As armadilhas sempre foram importantes para a nossa cultura. Hoje em dia é um pouco difícil fazê-las porque como a gente mora perto da BR não têm muita caça para pegar porque o barulho da BR espanta tudo. Então, são poucas as pessoas que fazem e quando fazem também elas vão bem para dentro do mato, onde não esteja fazendo muito barulho.
É bem interessante isso que você fala, né? O quanto a BR afetou essa cultura, essa prática.
Sim.
Cada pessoa que faz armadilha e acaba pegando alguma caça, essa caça em geral é para a própria família ou existe alguma caça que seja compartilhada? Em algum momento também que seja, que tenha alguma cerimônia. Como é essa dinâmica?
Cada pessoa que faz, pega para a família. Mas quando pega mais de um, aí é compartilhado com a comunidade.
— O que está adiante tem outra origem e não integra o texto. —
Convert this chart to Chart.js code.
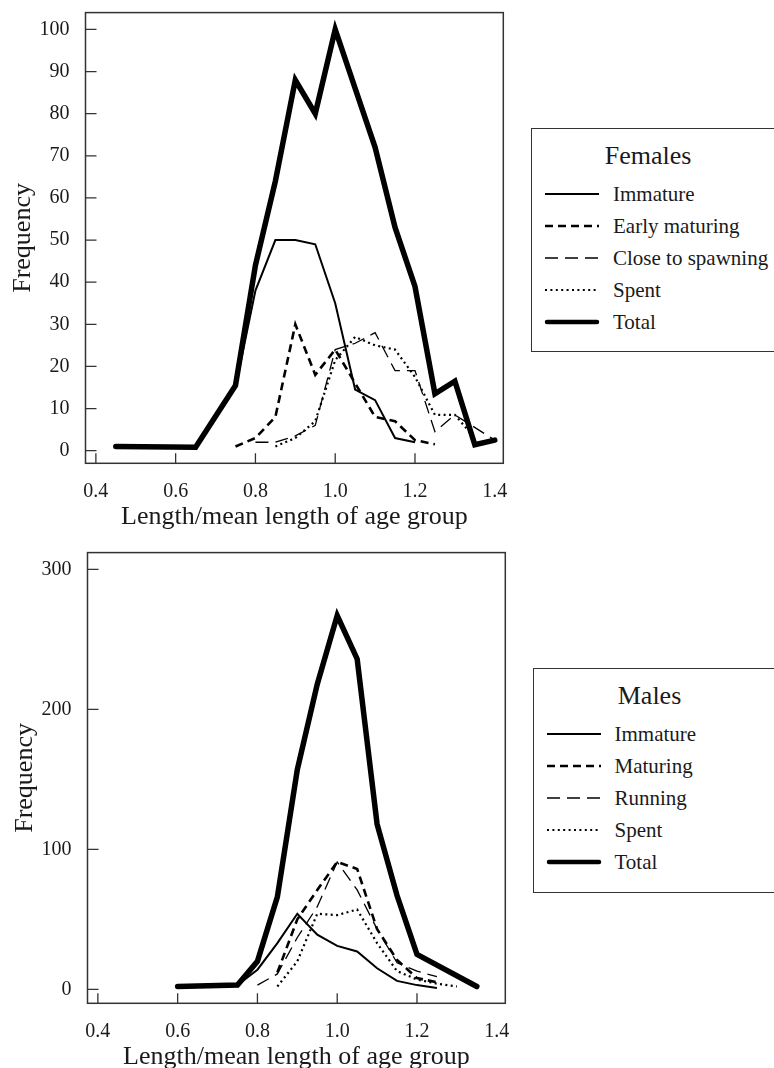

Quando a caça é maior, todo mundo é convidado para pegar um pedaço para cada família.
E tem mais alguma coisa que você acha importante falar sobre as armadilhas? Algo que eu não tenha perguntado?
Para mim sempre é importante falar um pouco da cultura para mostrar também para o pessoal de fora que ainda cultivamos a nossa cultura, valorizamos. No caso das armadilhas, muitos devem pensar que não fazemos mais. Só que a gente faz ainda. Mas como moramos perto da BR, é mais difícil pegar.
Essas armadilhas também são usadas para proteger alguma plantação?
Sim. Algumas que são feitas para proteger as plantações, também para que os pássaros não fiquem pegando.
Além dos pássaros, tem algum outro animal que vocês tentam afastar da plantação com as armadilhas?
Os tatuzinhos que às vezes aparecem nas plantações para tirar a minhoca e acabam tirando as plantações, os milhos, por exemplo.